Stitch together the lining and the exterior

  1. Find the exterior bag. It should be right side out.
  2. Find the lining bag. It should be wrong side out.
  3. Slip the exterior bag inside the lining bag so the two bags are now right sides together. Align all the seams and the bottom corners. The strap is sandwiched between the layers; make sure it is out of the way. The loop closure ties are also between the layers.
  4. Pin around the entire top of the bag. 
  5. Using a ½” seam allowance, stitch around the entire top of the bag. Press the seam allowance open. 
  6. Turn the bag right side out through the opening you left in the bottom of the lining
  7. Press the lining down into place, smoothing the exterior. Pull the strap and the loop closure ties out into position. Press the layers flat around the top of the bag.
  8. Topstitch through all the layers around the top of the bag.
  9. Pull out the bottom of the lining. You can either edgestitch the opening closed or hand stitch it closed. We chose to hand stitch closed. 

Button and loop

  1. Mark the center front of the bag directly opposite the loop closure ties.
  2. Stitch the large button in place.

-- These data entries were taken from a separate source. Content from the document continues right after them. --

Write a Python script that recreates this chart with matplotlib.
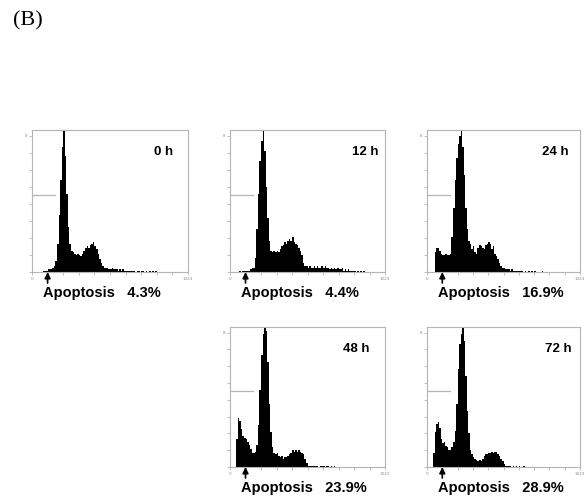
import matplotlib
matplotlib.use('Agg')
from matplotlib import pyplot as plt
import numpy as np

# DNA content histograms (PI channel, 100 bins), counts scaled so the G1 peak = 100
times = ['0 h', '12 h', '24 h', '48 h', '72 h']
apoptosis = [4.3, 4.4, 16.9, 23.9, 28.9]

h0 = [0, 0, 0, 0, 0, 0, 0, 1, 1, 1,
      2, 2, 2, 3, 4, 8, 20, 40, 65, 88,
      100, 82, 55, 32, 20, 15, 14, 13, 12, 13,
      12, 11, 13, 15, 17, 18, 17, 19, 20, 21,
      18, 16, 13, 9, 6, 4, 3, 3, 3, 2,
      2, 3, 2, 2, 2, 1, 2, 1, 2, 1,
      1, 1, 1, 0.5, 1, 0.5, 0, 1, 0.5, 0,
      1, 0.5, 0, 0.5, 0, 0.5, 0, 0.5, 0, 0.5,
      0, 0, 0, 0, 0, 0, 0, 0, 0, 0,
      0, 0, 0, 0, 0, 0, 0, 0, 0, 0]

h12 = [0, 0, 0, 0, 0, 0, 0.5, 0, 0.5, 1,
       1, 0.5, 1, 2, 3, 3, 10, 30, 55, 78,
       92, 100, 85, 60, 38, 22, 15, 14, 15, 14,
       15, 14, 16, 18, 19, 21, 20, 22, 23, 22,
       25, 21, 20, 19, 17, 15, 12, 6, 4, 4,
       3, 4, 3, 3, 4, 3, 4, 3, 3, 4,
       3, 4, 3, 3, 2, 3, 2, 3, 2, 3,
       2, 2, 3, 1, 2, 1, 2, 1, 1, 0.5,
       1, 0, 0.5, 0, 0.5, 0, 0.5, 0, 0, 0,
       0, 0, 0, 0, 0, 0, 0, 0, 0, 0]

h24 = [0, 0, 0, 0, 0, 14, 17, 17, 15, 13,
       12, 12, 13, 12, 12, 13, 25, 45, 65, 80,
       90, 96, 100, 88, 68, 45, 30, 22, 20, 16,
       18, 14, 13, 17, 19, 18, 17, 16, 19, 20,
       21, 20, 16, 18, 13, 11, 9, 6, 4, 3,
       3, 2, 2, 2, 1, 2, 1, 1, 1, 1,
       0.5, 1, 0.5, 0, 0.5, 0, 0.5, 0, 0.5, 0,
       0.5, 0, 0, 0, 0, 0.5, 0, 0, 0, 0,
       0, 0, 0, 0, 0, 0, 0, 0, 0, 0,
       0, 0, 0, 0, 0, 0, 0, 0, 0, 0]

h48 = [0, 0, 0, 0, 20, 35, 33, 27, 22, 21,
       20, 18, 16, 13, 10, 10, 11, 16, 30, 55,
       80, 95, 100, 97, 75, 45, 25, 14, 10, 9,
       10, 8, 7, 8, 6, 7, 7, 8, 9, 10,
       12, 11, 12, 11, 12, 11, 10, 9, 6, 3,
       1, 0.5, 1, 0.5, 0.5, 1, 0.5, 0, 1, 0.5,
       1, 0, 1, 0.5, 0, 0.5, 0, 0.5, 0, 0,
       0, 0, 0, 0, 0, 0, 0, 0, 0, 0,
       0, 0, 0, 0, 0, 0, 0, 0, 0, 0,
       0, 0, 0, 0, 0, 0, 0, 0, 0, 0]

h72 = [0, 0, 0, 0, 10, 25, 31, 32, 28, 20,
       17, 18, 15, 14, 12, 12, 14, 18, 26, 45,
       70, 88, 95, 100, 90, 65, 40, 24, 12, 9,
       7, 6, 5, 4, 5, 4, 6, 8, 9, 9,
       10, 10, 11, 10, 11, 11, 9, 8, 6, 4,
       2, 1, 0.5, 0.5, 0.5, 0, 0.5, 0, 0.5, 0,
       1, 0, 0, 0.5, 0, 0, 0, 0, 0, 0,
       0, 0, 0, 0, 0, 0, 0, 0, 0, 0,
       0, 0, 0, 0, 0, 0, 0, 0, 0, 0,
       0, 0, 0, 0, 0, 0, 0, 0, 0, 0]

hists = [h0, h12, h24, h48, h72]
arrow_bin = 10  # upper limit of the sub-G1 gate

# panel rectangles in pixels: left, top, right, bottom
W, H = 588, 503
boxes = [(32, 130, 188, 272), (230, 130, 385, 272), (427, 130, 580, 272),
         (230, 327, 385, 467), (427, 327, 580, 467)]
label_x = [0.78, 0.79, 0.75, 0.73, 0.77]

bold = dict(family=['Liberation Sans', 'DejaVu Sans'], fontweight='bold', color='black')
grey = '#b4b4b4'

fig = plt.figure(figsize=(W / 100, H / 100), dpi=100)
fig.patch.set_facecolor('white')

fig.text(13 / W, 1 - 21 / H, '(B)', family=['Liberation Serif', 'DejaVu Serif'],
         fontsize=16, va='center', ha='left')

for i, (l, t, r, b) in enumerate(boxes):
    ax = fig.add_axes([l / W, 1 - b / H, (r - l) / W, (b - t) / H])
    edges = np.arange(len(hists[i]) + 1)
    ax.stairs(hists[i], edges, fill=True, color='black', lw=0)
    ax.set_xlim(0, 100)
    ax.set_ylim(0, 100)

    for s in ax.spines.values():
        s.set_color(grey)
        s.set_linewidth(0.8)
    ax.set_xticks(np.arange(0, 101, 10))
    ax.set_xticklabels(['0'] + [''] * 9 + ['1023'])
    ax.set_yticks(np.arange(0, 97, 12))
    ax.set_yticklabels([''] * 8 + ['8'])
    ax.tick_params(direction='out', length=2.5, width=0.6, color=grey,
                   labelsize=3, labelcolor='#888888', pad=1)

    # marker gate line on the left
    ax.plot([0, 0.15], [0.54, 0.54], transform=ax.transAxes, color=grey, lw=0.9)

    ax.text(label_x[i], 0.845, times[i], transform=ax.transAxes,
            fontsize=9.5, va='center', ha='left', **bold)

    ax.annotate('', xy=(arrow_bin, 0), xycoords='data',
                xytext=(0, -11), textcoords='offset pixels',
                arrowprops=dict(arrowstyle='-|>,head_length=0.35,head_width=0.17',
                                color='black', lw=1.2, mutation_scale=10,
                                shrinkA=0, shrinkB=0),
                annotation_clip=False)
    ax.annotate(f'Apoptosis   {apoptosis[i]}%', xy=(0, 0), xycoords='axes fraction',
                xytext=(11, -14), textcoords='offset pixels',
                fontsize=10.5, va='top', ha='left', **bold)

fig.savefig('out.png', dpi=100, facecolor='white')
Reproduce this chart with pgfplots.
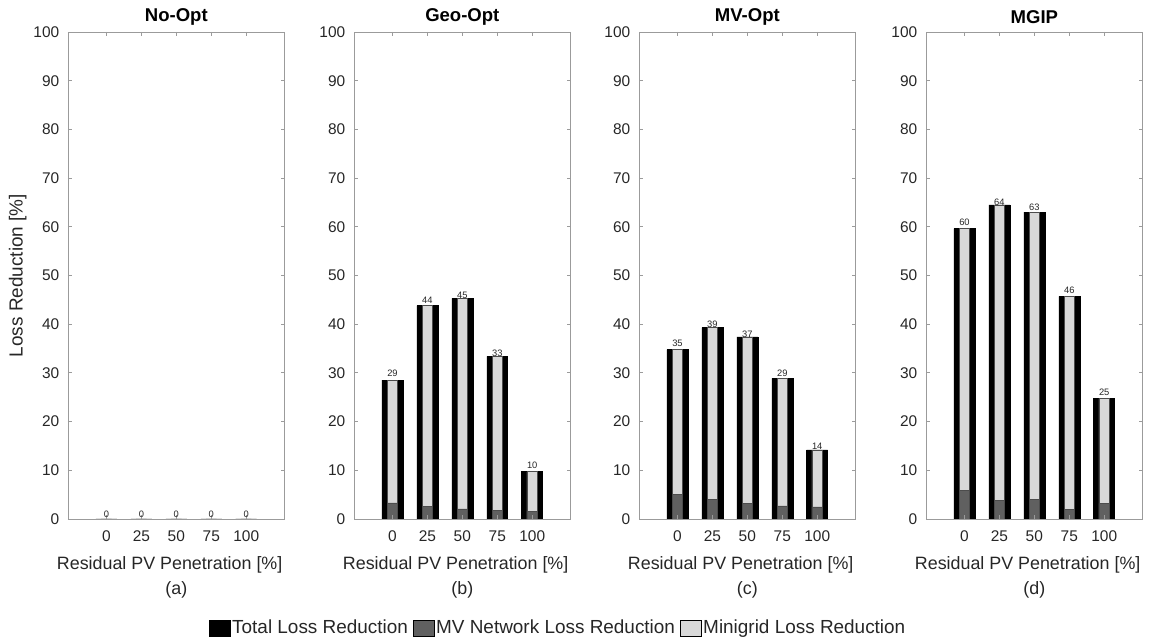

You should double up your thread to securely attach the button.
  3. Pull the two skinny ties away from the bag. Place them side by side and make sure they are laying flat. Measure approximately 3″ down from the top of the bag and pin the ties at this point. 
  4. Keeping the ties side by side, not overlapped, stitch across both ties at the 3″ point. This turns the ties into a handy loop for the button.

    NOTE: Depending on how much you want to carry in the bag, you could make your loop shorter or longer by adjusting the horizontal stitch point.